What you have to do: Quote each line of the material verbatim, without the pictures.
* BEGIN *
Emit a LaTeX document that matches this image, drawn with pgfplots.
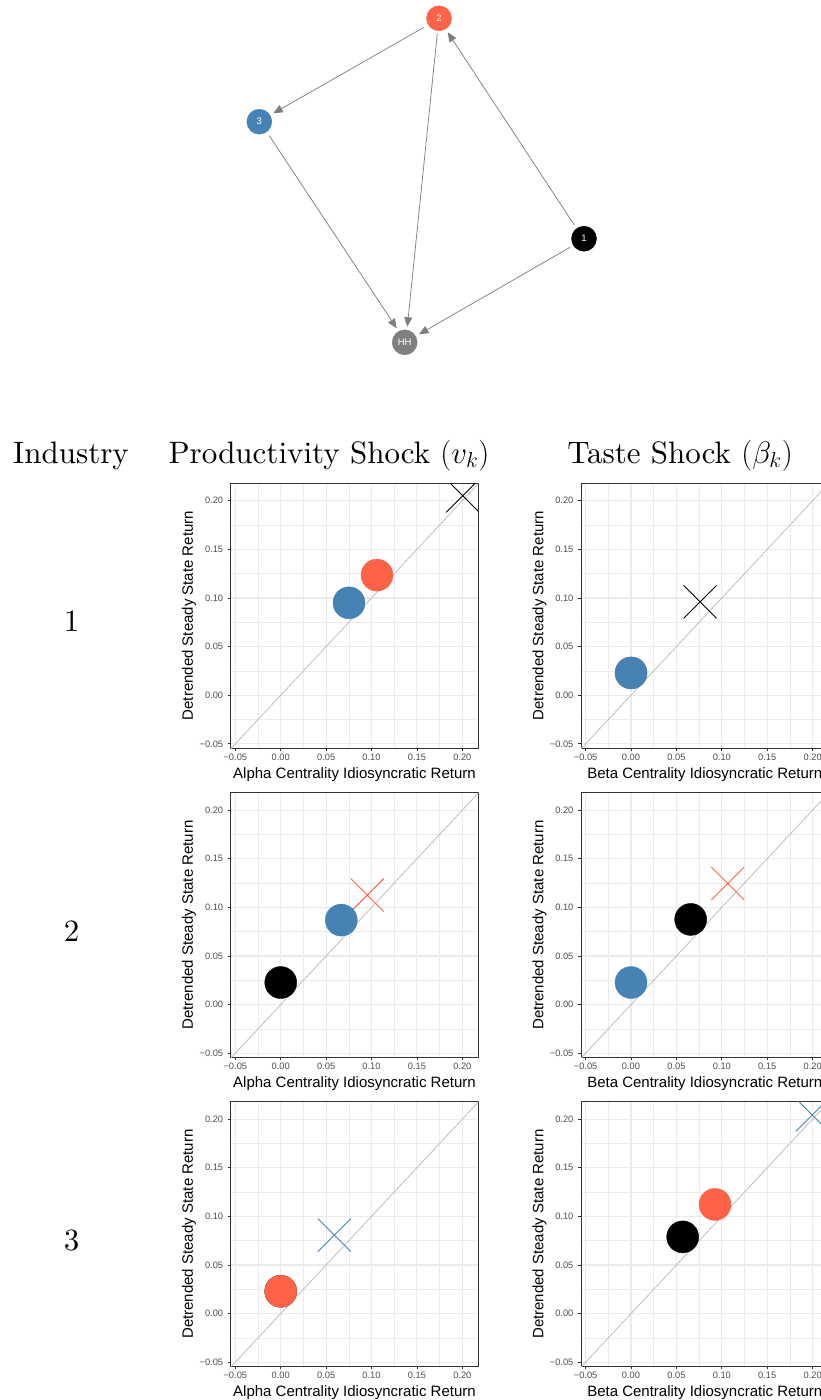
\RequirePackage{fix-cm}
\documentclass[border=0pt]{standalone}
\usepackage{fontspec}
\usepackage{pgfplots}
\pgfplotsset{compat=1.18}
\usetikzlibrary{arrows.meta}
\newfontfamily\lib{Liberation Sans}
\newfontfamily\lmten{lmroman10-regular}[Extension=.otf]
\definecolor{tomato}{HTML}{FF6347}
\definecolor{steel}{HTML}{4682B4}
\definecolor{grey92}{HTML}{EBEBEB}
\definecolor{grey20}{HTML}{333333}
\definecolor{grey30}{HTML}{4D4D4D}
\definecolor{diag}{HTML}{BEBEBE}
\definecolor{edgec}{HTML}{7F7F7F}
\pgfplotsset{
  panel/.style={
    scale only axis, width=247.6pt, height=264.7pt, anchor=north west,
    xmin=-0.0551, xmax=0.2176, ymin=-0.0543, ymax=0.2179,
    xtick={-0.05,0,0.05,0.1,0.15,0.2},
    ytick={-0.05,0,0.05,0.1,0.15,0.2},
    xticklabels={−0.05,0.00,0.05,0.10,0.15,0.20},
    yticklabels={−0.05,0.00,0.05,0.10,0.15,0.20},
    minor xtick={-0.025,0.025,0.075,0.125,0.175},
    minor ytick={-0.025,0.025,0.075,0.125,0.175},
    grid=both,
    major grid style={draw=grey92, line width=1.1pt},
    minor grid style={draw=grey92, line width=0.55pt},
    axis line style={draw=grey20, line width=0.9pt},
    tick align=outside, xtick pos=left, ytick pos=left,
    major tick length=2.75pt, minor tick length=0pt,
    tick style={draw=grey20, line width=0.8pt},
    tick label style={font=\lib\fontsize{9.3}{11}\selectfont, text=grey30},
    xticklabel style={anchor=north, inner sep=0pt, yshift=-2.55pt},
    yticklabel style={anchor=east, inner sep=0pt, xshift=-4.65pt},
    label style={font=\lib\fontsize{15}{18}\selectfont, text=black},
    xlabel style={at={(axis description cs:0.5,-0.1145)}, anchor=base},
    ylabel style={at={(axis description cs:-0.1523,0.5)}, anchor=base},
    ylabel={Detrended Steady State Return},
    clip marker paths=true,
  },
  circ/.style={only marks, mark=*, mark size=16, mark options={fill=#1, draw=#1}},
  crs/.style={only marks, mark=x, mark size=23.3, mark options={draw=#1, line width=0.9pt}},
  dg/.style={diag, line width=0.8pt},
  netnode/.style={only marks, mark=*, mark size=12.5, mark options={fill=#1, draw=#1},
    nodes near coords align=center,
    every node near coord/.append style={text=white, font=\lib\fontsize{9.5}{11}\selectfont}},
  netedge/.style={edgec, line width=0.75pt, -{Triangle[length=9.5pt,width=8pt]}},
}
\begin{document}
\begin{tikzpicture}
% network
\begin{axis}[at={(0pt,0pt)}, anchor=north west, scale only axis, width=821pt, height=400pt,
  xmin=0, xmax=821, ymin=0, ymax=400, y dir=reverse, hide axis, clip=false]
\addplot[netedge] coordinates {(424,27.3) (273.3,113.3)};
\addplot[netedge] coordinates {(437.3,33.3) (407.3,326.7)};
\addplot[netedge] coordinates {(574.3,225) (447.7,32.3)};
\addplot[netedge] coordinates {(570,247.3) (419,334.3)};
\addplot[netedge] coordinates {(269.3,135.7) (396.7,328.3)};
\addplot[netnode=tomato, nodes near coords={2}] coordinates {(439,18.3)};
\addplot[netnode=steel, nodes near coords={3}] coordinates {(259.3,121.7)};
\addplot[netnode=black, nodes near coords={1}] coordinates {(584,238.7)};
\addplot[netnode=edgec, nodes near coords={HH}] coordinates {(404.7,342.3)};
\end{axis}
% titles
\begin{scope}[every node/.style={font=\lmten\fontsize{31}{37}\selectfont, anchor=base, inner sep=0pt}]
\node at (71pt,-463.3pt) {Industry};
\node at (329pt,-463.3pt) {Productivity Shock $(v_k)$};
\node at (680pt,-463.3pt) {Taste Shock $(\beta_k)$};
\node at (71.7pt,-631pt) {1};
\node at (71.7pt,-941pt) {2};
\node at (71.7pt,-1250pt) {3};
\end{scope}
% row 1
\begin{axis}[panel, at={(230.7pt,-483.3pt)}, xlabel={Alpha Centrality Idiosyncratic Return}]
\addplot[dg] coordinates {(-0.1,-0.1) (0.3,0.3)};
\addplot[crs=black] coordinates {(0.2004,0.2051)};
\addplot[circ=steel] coordinates {(0.0752,0.0950)};
\addplot[circ=tomato] coordinates {(0.1060,0.1235)};
\end{axis}
\begin{axis}[panel, at={(581pt,-483.3pt)}, xlabel={Beta Centrality Idiosyncratic Return}]
\addplot[dg] coordinates {(-0.1,-0.1) (0.3,0.3)};
\addplot[crs=black] coordinates {(0.0760,0.0960)};
\addplot[circ=tomato] coordinates {(0,0.0229)};
\addplot[circ=steel] coordinates {(0,0.0229)};
\end{axis}
% row 2
\begin{axis}[panel, at={(230.7pt,-792.7pt)}, xlabel={Alpha Centrality Idiosyncratic Return}]
\addplot[dg] coordinates {(-0.1,-0.1) (0.3,0.3)};
\addplot[crs=tomato] coordinates {(0.0953,0.1126)};
\addplot[circ=black] coordinates {(0,0.0227)};
\addplot[circ=steel] coordinates {(0.0667,0.0869)};
\end{axis}
\begin{axis}[panel, at={(581pt,-792.7pt)}, xlabel={Beta Centrality Idiosyncratic Return}]
\addplot[dg] coordinates {(-0.1,-0.1) (0.3,0.3)};
\addplot[crs=tomato] coordinates {(0.1065,0.1246)};
\addplot[circ=steel] coordinates {(0,0.0227)};
\addplot[circ=black] coordinates {(0.0657,0.0876)};
\end{axis}
% row 3
\begin{axis}[panel, at={(230.7pt,-1101.7pt)}, xlabel={Alpha Centrality Idiosyncratic Return}]
\addplot[dg] coordinates {(-0.1,-0.1) (0.3,0.3)};
\addplot[crs=steel] coordinates {(0.0590,0.0807)};
\addplot[circ=black] coordinates {(0,0.0230)};
\addplot[circ=tomato] coordinates {(0,0.0230)};
\end{axis}
\begin{axis}[panel, at={(581pt,-1101.7pt)}, xlabel={Beta Centrality Idiosyncratic Return}]
\addplot[dg] coordinates {(-0.1,-0.1) (0.3,0.3)};
\addplot[crs=steel] coordinates {(0.1996,0.2042)};
\addplot[circ=black] coordinates {(0.0569,0.0789)};
\addplot[circ=tomato] coordinates {(0.0925,0.1123)};
\end{axis}
\pgfresetboundingbox
\path[use as bounding box] (0pt,0pt) rectangle (821pt,-1400pt);
\end{tikzpicture}
\end{document}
* END *
Correct output:
Emit a LaTeX document that matches this image, drawn with pgfplots.
\RequirePackage{fix-cm}
\documentclass[border=0pt]{standalone}
\usepackage{fontspec}
\usepackage{pgfplots}
\pgfplotsset{compat=1.18}
\usetikzlibrary{arrows.meta}
\newfontfamily\lib{Liberation Sans}
\newfontfamily\lmten{lmroman10-regular}[Extension=.otf]
\definecolor{tomato}{HTML}{FF6347}
\definecolor{steel}{HTML}{4682B4}
\definecolor{grey92}{HTML}{EBEBEB}
\definecolor{grey20}{HTML}{333333}
\definecolor{grey30}{HTML}{4D4D4D}
\definecolor{diag}{HTML}{BEBEBE}
\definecolor{edgec}{HTML}{7F7F7F}
\pgfplotsset{
  panel/.style={
    scale only axis, width=247.6pt, height=264.7pt, anchor=north west,
    xmin=-0.0551, xmax=0.2176, ymin=-0.0543, ymax=0.2179,
    xtick={-0.05,0,0.05,0.1,0.15,0.2},
    ytick={-0.05,0,0.05,0.1,0.15,0.2},
    xticklabels={−0.05,0.00,0.05,0.10,0.15,0.20},
    yticklabels={−0.05,0.00,0.05,0.10,0.15,0.20},
    minor xtick={-0.025,0.025,0.075,0.125,0.175},
    minor ytick={-0.025,0.025,0.075,0.125,0.175},
    grid=both,
    major grid style={draw=grey92, line width=1.1pt},
    minor grid style={draw=grey92, line width=0.55pt},
    axis line style={draw=grey20, line width=0.9pt},
    tick align=outside, xtick pos=left, ytick pos=left,
    major tick length=2.75pt, minor tick length=0pt,
    tick style={draw=grey20, line width=0.8pt},
    tick label style={font=\lib\fontsize{9.3}{11}\selectfont, text=grey30},
    xticklabel style={anchor=north, inner sep=0pt, yshift=-2.55pt},
    yticklabel style={anchor=east, inner sep=0pt, xshift=-4.65pt},
    label style={font=\lib\fontsize{15}{18}\selectfont, text=black},
    xlabel style={at={(axis description cs:0.5,-0.1145)}, anchor=base},
    ylabel style={at={(axis description cs:-0.1523,0.5)}, anchor=base},
    ylabel={Detrended Steady State Return},
    clip marker paths=true,
  },
  circ/.style={only marks, mark=*, mark size=16, mark options={fill=#1, draw=#1}},
  crs/.style={only marks, mark=x, mark size=23.3, mark options={draw=#1, line width=0.9pt}},
  dg/.style={diag, line width=0.8pt},
  netnode/.style={only marks, mark=*, mark size=12.5, mark options={fill=#1, draw=#1},
    nodes near coords align=center,
    every node near coord/.append style={text=white, font=\lib\fontsize{9.5}{11}\selectfont}},
  netedge/.style={edgec, line width=0.75pt, -{Triangle[length=9.5pt,width=8pt]}},
}
\begin{document}
\begin{tikzpicture}
% network
\begin{axis}[at={(0pt,0pt)}, anchor=north west, scale only axis, width=821pt, height=400pt,
  xmin=0, xmax=821, ymin=0, ymax=400, y dir=reverse, hide axis, clip=false]
\addplot[netedge] coordinates {(424,27.3) (273.3,113.3)};
\addplot[netedge] coordinates {(437.3,33.3) (407.3,326.7)};
\addplot[netedge] coordinates {(574.3,225) (447.7,32.3)};
\addplot[netedge] coordinates {(570,247.3) (419,334.3)};
\addplot[netedge] coordinates {(269.3,135.7) (396.7,328.3)};
\addplot[netnode=tomato, nodes near coords={2}] coordinates {(439,18.3)};
\addplot[netnode=steel, nodes near coords={3}] coordinates {(259.3,121.7)};
\addplot[netnode=black, nodes near coords={1}] coordinates {(584,238.7)};
\addplot[netnode=edgec, nodes near coords={HH}] coordinates {(404.7,342.3)};
\end{axis}
% titles
\begin{scope}[every node/.style={font=\lmten\fontsize{31}{37}\selectfont, anchor=base, inner sep=0pt}]
\node at (71pt,-463.3pt) {Industry};
\node at (329pt,-463.3pt) {Productivity Shock $(v_k)$};
\node at (680pt,-463.3pt) {Taste Shock $(\beta_k)$};
\node at (71.7pt,-631pt) {1};
\node at (71.7pt,-941pt) {2};
\node at (71.7pt,-1250pt) {3};
\end{scope}
% row 1
\begin{axis}[panel, at={(230.7pt,-483.3pt)}, xlabel={Alpha Centrality Idiosyncratic Return}]
\addplot[dg] coordinates {(-0.1,-0.1) (0.3,0.3)};
\addplot[crs=black] coordinates {(0.2004,0.2051)};
\addplot[circ=steel] coordinates {(0.0752,0.0950)};
\addplot[circ=tomato] coordinates {(0.1060,0.1235)};
\end{axis}
\begin{axis}[panel, at={(581pt,-483.3pt)}, xlabel={Beta Centrality Idiosyncratic Return}]
\addplot[dg] coordinates {(-0.1,-0.1) (0.3,0.3)};
\addplot[crs=black] coordinates {(0.0760,0.0960)};
\addplot[circ=tomato] coordinates {(0,0.0229)};
\addplot[circ=steel] coordinates {(0,0.0229)};
\end{axis}
% row 2
\begin{axis}[panel, at={(230.7pt,-792.7pt)}, xlabel={Alpha Centrality Idiosyncratic Return}]
\addplot[dg] coordinates {(-0.1,-0.1) (0.3,0.3)};
\addplot[crs=tomato] coordinates {(0.0953,0.1126)};
\addplot[circ=black] coordinates {(0,0.0227)};
\addplot[circ=steel] coordinates {(0.0667,0.0869)};
\end{axis}
\begin{axis}[panel, at={(581pt,-792.7pt)}, xlabel={Beta Centrality Idiosyncratic Return}]
\addplot[dg] coordinates {(-0.1,-0.1) (0.3,0.3)};
\addplot[crs=tomato] coordinates {(0.1065,0.1246)};
\addplot[circ=steel] coordinates {(0,0.0227)};
\addplot[circ=black] coordinates {(0.0657,0.0876)};
\end{axis}
% row 3
\begin{axis}[panel, at={(230.7pt,-1101.7pt)}, xlabel={Alpha Centrality Idiosyncratic Return}]
\addplot[dg] coordinates {(-0.1,-0.1) (0.3,0.3)};
\addplot[crs=steel] coordinates {(0.0590,0.0807)};
\addplot[circ=black] coordinates {(0,0.0230)};
\addplot[circ=tomato] coordinates {(0,0.0230)};
\end{axis}
\begin{axis}[panel, at={(581pt,-1101.7pt)}, xlabel={Beta Centrality Idiosyncratic Return}]
\addplot[dg] coordinates {(-0.1,-0.1) (0.3,0.3)};
\addplot[crs=steel] coordinates {(0.1996,0.2042)};
\addplot[circ=black] coordinates {(0.0569,0.0789)};
\addplot[circ=tomato] coordinates {(0.0925,0.1123)};
\end{axis}
\pgfresetboundingbox
\path[use as bounding box] (0pt,0pt) rectangle (821pt,-1400pt);
\end{tikzpicture}
\end{document}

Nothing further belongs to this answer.